The Company also announces today that it has entered into a
share purchase agreement (the "Buy-back Agreement") with Taya
Communications Ltd. ("Taya") to acquire, conditional upon approval
by Avesco shareholders, 7,584,724 Ordinary Shares in the capital of
the Company by way of an off-market share purchase (the "Share
Buy-back").
A circular to Avesco shareholders in relation to the Return of
Cash and the Share Buyback (the "Circular"), which includes a
notice convening a general meeting of the Company to approve the
Return of Cash and the Share Buyback, will be posted to Avesco
shareholders on or around Friday, 27 December 2013.
Return of Cash
As Avesco shareholders may by now be aware, from previous
announcements made by the Company, in December 2006 the Avesco
Group sold its interest (the "Disposal") in Complete Communications
Corporation Limited ("Complete"). Under the terms of the sale and
purchase agreement relating to the Disposal, the Group retained the
right to receive certain further deferred consideration arising
from the outcome of litigation in the US brought by Celador
International Ltd. ("Celador") against the Walt Disney Company and
others over the US profits from the TV show 'Who Wants To Be A
Millionaire?'.
This litigation has been protracted and has extended over many
years since the Disposal. On 7 March 2013, the Ninth Circuit Court
of Appeals issued its order returning the case to the trial court,
an act which had the legal effect of making the judgment (which had
previously been decided in Celador's favour) collectible by
Celador. Celador was awarded US$319 million in damages and
pre-judgment interest. Under the terms of the agreement relating to
the Disposal, the Group's entitlement to deferred consideration
calculated by reference to this award amounted to GBP45.7 million
(net of estimated tax liabilities and indemnities) (the "Disney
Funds").
The Disney Funds represent a significant capital profit from the
Disposal and, in light of the expected cash requirements of the
Avesco Group and other funds available to the Avesco Group, the
Directors consider that very little of these further proceeds from
the Disposal need to be retained in the business.
Under the arrangements being proposed, the Directors are seeking
approval to return approximately GBP30.6 million of the Disney
Funds to Avesco shareholders and LTIP award-holders pursuant to the
Return of Cash.
As announced on 9 September 2013, the Board of Directors of
Avesco (the "Board") intends to complete the Return of Cash to
Avesco shareholders through a B/C Share Scheme (the "B/C Share
Scheme"). While the Company is returning further capital proceeds
to Avesco shareholders, it is assumed that certain Avesco
shareholders may wish to receive their entitlement under the Return
of Cash as an income dividend rather than a capital receipt.

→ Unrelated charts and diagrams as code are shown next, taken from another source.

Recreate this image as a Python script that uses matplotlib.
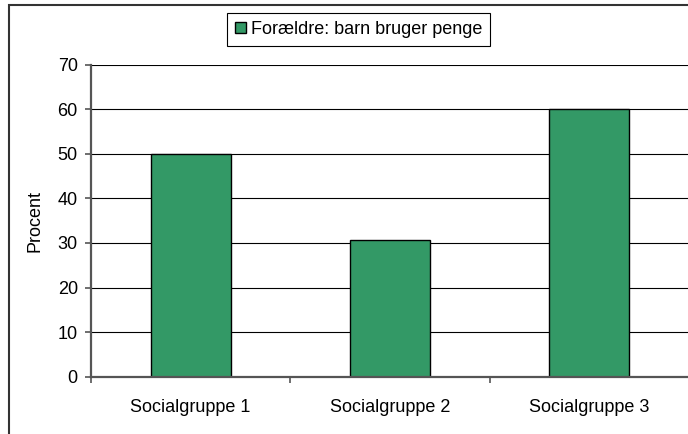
import matplotlib
matplotlib.use("Agg")
import matplotlib.pyplot as plt
from matplotlib.patches import Rectangle

plt.rcParams['font.family'] = ['Liberation Sans', 'DejaVu Sans']

categories = ["Socialgruppe 1", "Socialgruppe 2", "Socialgruppe 3"]
values = [50, 30.6, 60]
series_name = "Forældre: barn bruger penge"
y_ticks = [0, 10, 20, 30, 40, 50, 60, 70]

W, H = 688, 434
fig = plt.figure(figsize=(W / 100, H / 100), dpi=100)

# outer chart frame
fig.patches.append(Rectangle((9 / W, -0.1), 1.2, 1.1 - 5 / H, transform=fig.transFigure,
                             fill=False, edgecolor='#333333', linewidth=1.5, zorder=0))

ax_left, ax_bottom = 91 / W, (H - 376.7) / H
ax = fig.add_axes([ax_left, ax_bottom, 598 / W, 312 / H])
ax.set_facecolor('none')

x = list(range(len(categories)))
ax.bar(x, values, width=0.4, color='#339966', edgecolor='black', linewidth=1.0,
       label=series_name, zorder=3)

ax.set_xlim(-0.5, len(categories) - 0.5)
ax.set_ylim(0, 70)
ax.set_yticks(y_ticks)
ax.yaxis.grid(True, color='black', linewidth=0.8, zorder=0)
ax.set_axisbelow(True)

ax.set_xticks(x)
ax.set_xticklabels(categories, fontsize=13)
ax.set_xticks([i - 0.5 for i in range(len(categories) + 1)], minor=True)
ax.tick_params(axis='x', which='major', length=0, pad=16)
ax.tick_params(axis='x', which='minor', length=4, width=1.2, color='#555555')
ax.tick_params(axis='y', which='major', length=4.5, width=1.2, color='#555555',
               labelsize=13, pad=5)

for s in ('top', 'right'):
    ax.spines[s].set_visible(False)
for s in ('left', 'bottom'):
    ax.spines[s].set_color('#555555')
    ax.spines[s].set_linewidth(1.6)
    ax.spines[s].set_zorder(4)

ax.set_ylabel("Procent", fontsize=13, labelpad=10)

leg = fig.legend(loc='center', bbox_to_anchor=(358.5 / W, 1 - 29.4 / H),
                 fontsize=13, frameon=True, fancybox=False, framealpha=1,
                 edgecolor='black', handlelength=0.6, handleheight=0.6,
                 handletextpad=0.3, borderpad=0.45, borderaxespad=0)
leg.get_frame().set_linewidth(0.8)

fig.savefig("out.png", dpi=100)
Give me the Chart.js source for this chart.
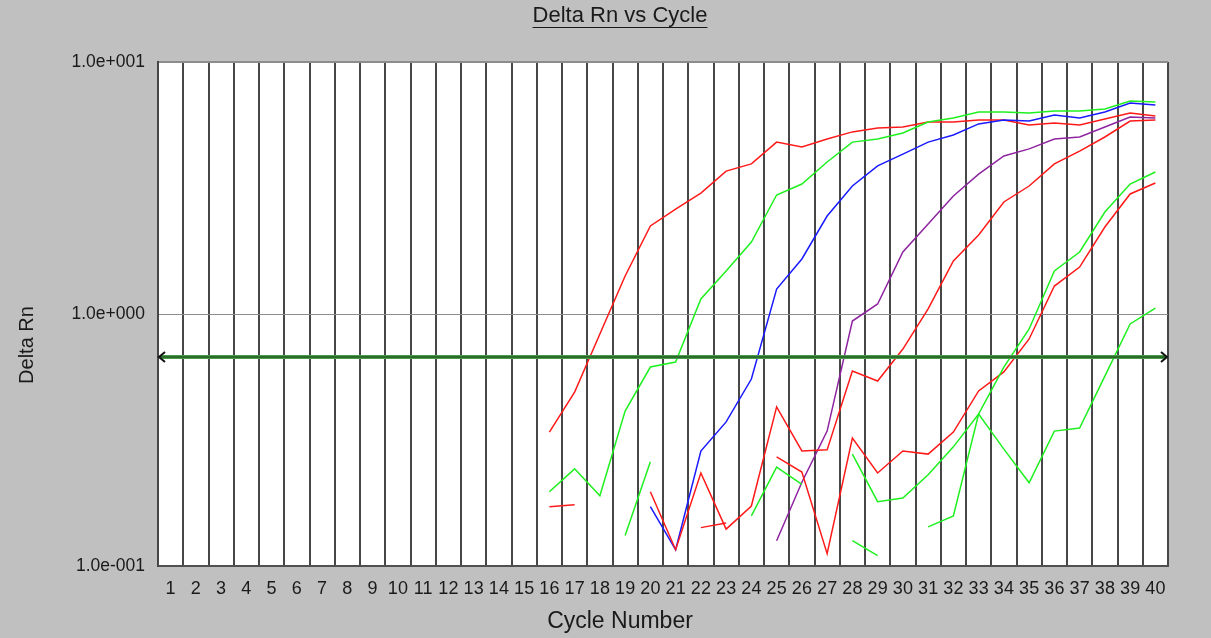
<!DOCTYPE html>
<html>
<head>
<meta charset="utf-8">
<script src="https://cdn.jsdelivr.net/npm/chart.js@4.4.1/dist/chart.umd.min.js"></script>
<style>
  html, body { margin: 0; padding: 0; background: #c0c0c0; }
  #wrap { width: 1211px; height: 638px; }
</style>
</head>
<body>
<div id="wrap"><canvas id="myChart" width="1211" height="638"></canvas></div>
<script>
const _ = null;

const cycles = ['1','2','3','4','5','6','7','8','9','10','11','12','13','14','15','16','17','18','19','20',
  '21','22','23','24','25','26','27','28','29','30','31','32','33','34','35','36','37','38','39','40'];

const yTickLabels = { 0.1: '1.0e-001', 1: '1.0e+000', 10: '1.0e+001' };
const threshold = 0.675;

// amplification curves, one value per cycle (null = not plotted)
const red1 = [_,_,_,_,_,_,_,_,_,_,_,_,_,_,_,
  0.340, 0.490, 0.833, 1.415, 2.235, 2.61, 3.02, 3.69, 3.94, 4.81,
  4.60, 4.95, 5.28, 5.47, 5.52, 5.78, 5.78, 5.89, 5.89, 5.62,
  5.73, 5.62, 5.94, 6.28, 6.11];
const green1 = [_,_,_,_,_,_,_,_,_,_,_,_,_,_,_,
  0.197, 0.243, 0.190, 0.412, 0.616, 0.645, 1.147, 1.481, 1.931, 2.967,
  3.28, 4.01, 4.81, 4.95, 5.23, 5.78, 5.99, 6.33, 6.33, 6.28,
  6.39, 6.39, 6.51, 7.00, 6.94];
const blue1 = [_,_,_,_,_,_,_,_,_,_,_,_,_,_,_,_,_,_,_,
  0.172, 0.116, 0.286, 0.373, 0.552, 1.256, 1.653, 2.448, 3.22, 3.87,
  4.31, 4.81, 5.13, 5.68, 5.89, 5.83, 6.16, 5.99, 6.33, 6.88, 6.75];
const purple1 = [_,_,_,_,_,_,_,_,_,_,_,_,_,_,_,_,_,_,_,_,_,_,_,_,
  0.126, 0.215, 0.343, 0.938, 1.096, 1.762, 2.276, 2.94, 3.59, 4.24,
  4.52, 4.95, 5.04, 5.52, 6.05, 5.99];
const red2 = [_,_,_,_,_,_,_,_,_,_,_,_,_,_,_,_,_,_,_,
  0.197, 0.116, 0.234, 0.140, 0.173, 0.428, 0.286, 0.289, 0.594, 0.542,
  0.726, 1.047, 1.623, 2.058, 2.783, 3.22, 3.94, 4.43, 5.04, 5.83, 5.89];
const red3 = [_,_,_,_,_,_,_,_,_,_,_,_,_,_,_,
  0.172, 0.175, _, _, _, _, 0.142, 0.148, _, 0.271,
  0.236, 0.112, 0.322, 0.234, 0.286, 0.278, 0.340, 0.495, 0.589, 0.796,
  1.291, 1.536, 2.214, 2.994, 3.31];
const green2 = [_,_,_,_,_,_,_,_,_,_,_,_,_,_,_,_,_,_,_,_,_,_,_,_,_,_,_,
  0.126, 0.110, _, 0.143, 0.158, 0.401, 0.616, 0.872, 1.481, 1.762,
  2.54, 3.28, 3.66];
const green3 = [_,_,_,_,_,_,_,_,_,_,_,_,_,_,_,_,_,_,_,_,_,_,_,_,_,_,_,
  0.278, 0.180, 0.186, 0.230, 0.297, 0.401, 0.291, 0.214, 0.343, 0.353,
  0.567, 0.913, 1.056];
const green4 = [_,_,_,_,_,_,_,_,_,_,_,_,_,_,_,_,_,_,
  0.132, 0.259, _, _, _, 0.158, 0.247, 0.211,
  _,_,_,_,_,_,_,_,_,_,_,_,_,_];

const RED = '#ff1a1a', GREEN = '#1ff01f', BLUE = '#1a1aff', PURPLE = '#8e24a0';

function line(data, color) {
  return { data: data, borderColor: color, borderWidth: 1.5, pointRadius: 0, tension: 0, spanGaps: false };
}

// white plot area + titles
const frame = {
  id: 'frame',
  beforeDraw(chart) {
    const { ctx, chartArea: a } = chart;
    ctx.save();
    ctx.fillStyle = '#ffffff';
    ctx.fillRect(a.left, a.top, a.right - a.left, a.bottom - a.top);
    ctx.restore();
  },
  afterDraw(chart) {
    const ctx = chart.ctx;
    ctx.save();
    ctx.fillStyle = '#1a1a1a';
    ctx.strokeStyle = '#1a1a1a';
    ctx.textAlign = 'center';
    ctx.textBaseline = 'middle';
    ctx.font = '22px "Liberation Sans", Arial, sans-serif';
    const t = 'Delta Rn vs Cycle';
    ctx.fillText(t, 620, 16);
    const w = ctx.measureText(t).width;
    ctx.lineWidth = 1;
    ctx.beginPath();
    ctx.moveTo(620 - w / 2, 27.5);
    ctx.lineTo(620 + w / 2, 27.5);
    ctx.stroke();

    ctx.font = '23px "Liberation Sans", Arial, sans-serif';
    ctx.fillText('Cycle Number', 620, 622);

    ctx.translate(27, 345);
    ctx.rotate(-Math.PI / 2);
    ctx.font = '20px "Liberation Sans", Arial, sans-serif';
    ctx.fillText('Delta Rn', 0, 0);
    ctx.restore();
  }
};

// threshold line with arrow heads
const thresholdLine = {
  id: 'thresholdLine',
  afterDatasetsDraw(chart) {
    const { ctx, chartArea: a, scales } = chart;
    const y = scales.y.getPixelForValue(threshold);
    ctx.save();
    ctx.strokeStyle = '#4c9a4c';
    ctx.lineWidth = 4;
    ctx.beginPath();
    ctx.moveTo(a.left + 2, y);
    ctx.lineTo(a.right - 2, y);
    ctx.stroke();
    ctx.strokeStyle = '#1f5c1f';
    ctx.lineWidth = 1.5;
    ctx.beginPath();
    ctx.moveTo(a.left + 2, y);
    ctx.lineTo(a.right - 2, y);
    ctx.stroke();
    ctx.strokeStyle = '#111';
    ctx.lineWidth = 2;
    ctx.beginPath();
    ctx.moveTo(a.left + 7, y - 5);
    ctx.lineTo(a.left + 1, y);
    ctx.lineTo(a.left + 7, y + 5);
    ctx.moveTo(a.right - 7, y - 5);
    ctx.lineTo(a.right - 1, y);
    ctx.lineTo(a.right - 7, y + 5);
    ctx.stroke();
    ctx.restore();
  }
};

const ctx = document.getElementById('myChart');

new Chart(ctx, {
  type: 'line',
  data: {
    labels: cycles,
    datasets: [
      line(green4, GREEN),
      line(green3, GREEN),
      line(green2, GREEN),
      line(red3, RED),
      line(red2, RED),
      line(purple1, PURPLE),
      line(blue1, BLUE),
      line(green1, GREEN),
      line(red1, RED)
    ]
  },
  options: {
    responsive: false,
    animation: false,
    layout: { padding: { top: 62, right: 43, left: 0, bottom: 0 } },
    plugins: {
      legend: { display: false },
      tooltip: { enabled: false },
      title: { display: false }
    },
    scales: {
      x: {
        offset: true,
        afterFit: (s) => { s.height = 72; },
        grid: {
          offset: true,
          drawTicks: false,
          color: '#474747',
          lineWidth: 2
        },
        border: { color: '#505050', width: 2 },
        ticks: {
          autoSkip: false,
          maxRotation: 0,
          padding: 12,
          color: '#1a1a1a',
          font: { family: '"Liberation Sans", Arial, sans-serif', size: 18 }
        }
      },
      y: {
        type: 'logarithmic',
        min: 0.1,
        max: 10,
        afterFit: (s) => { s.width = 158; },
        grid: {
          drawTicks: false,
          color: (c) => (c.tick && (c.tick.value === 1 || c.tick.value === 10)) ? '#8c8c8c' : 'rgba(0,0,0,0)',
          lineWidth: (c) => (c.tick && c.tick.value === 10) ? 2 : 1
        },
        border: { color: '#474747', width: 2 },
        ticks: {
          padding: 13,
          autoSkip: false,
          color: '#1a1a1a',
          font: { family: '"Liberation Sans", Arial, sans-serif', size: 17.5 },
          callback: (value) => yTickLabels[value] || ''
        }
      }
    }
  },
  plugins: [frame, thresholdLine]
});
</script>
</body>
</html>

Furthermore, the amount of the Return of Cash exceeds the amount of
the Company's total share premium reserve. Accordingly, the B/C
Share Scheme enables Avesco shareholders, subject to applicable
overseas restrictions, to elect to receive their cash proceeds
under the Return of Cash as either income or capital or any
combination of the two.
Under the B/C Share Scheme, for every one ordinary share of 10
pence each in the capital of the Company (an "Ordinary Share") held
at 5.00 p.m. on 23 January 2014 (the "Record Date"), 110 pence will
be returned to Avesco shareholders through the bonus issue to them
of either one B Share (which will be redeemed by the Company for
110 pence in cash) (the "Capital Option") or one C Share (on which
a dividend of 110 pence will be payable) (the "Income Option").
The key elements of the proposed Return of Cash and the B/C
Share Scheme are as follows:
-- As referred to above, Avesco shareholders (other than
overseas Avesco shareholders resident, or with registered
addresses, in certain restricted territories) can elect to receive
their cash proceeds under the Return of Cash as either income or
capital or any combination of the two.
-- Due to the limit on the amount of share premium that is
available for capitalisation on the Company's balance sheet, Avesco
shareholders who do not make valid elections and overseas Avesco
shareholders resident, or with registered addresses, in certain
restricted territories will be deemed to have elected for the
Income Option in respect of ALL of their entitlements under the B/C
Share Scheme.
-- Avesco shareholders who elect for the Capital Option will
receive one B Share for each Ordinary Share held at the Record
Date. It is expected that each B Share will be redeemed by the
Company for 110 pence. B Shares will be cancelled upon redemption.
The cash received under the Capital Option should be taxed almost
exclusively as capital for UK individual Avesco shareholders.
-- The Return of Cash is conditional upon Shareholder approval,
which will be sought at a general meeting of the Company to be held
at 11.00 a.m. on 22 January 2014. The resolution to approve the
Return of Cash (the "Return of Cash Resolution") is a special
resolution and will be passed if at least 75 per cent. of the votes
cast by Avesco Shareholders are in favour.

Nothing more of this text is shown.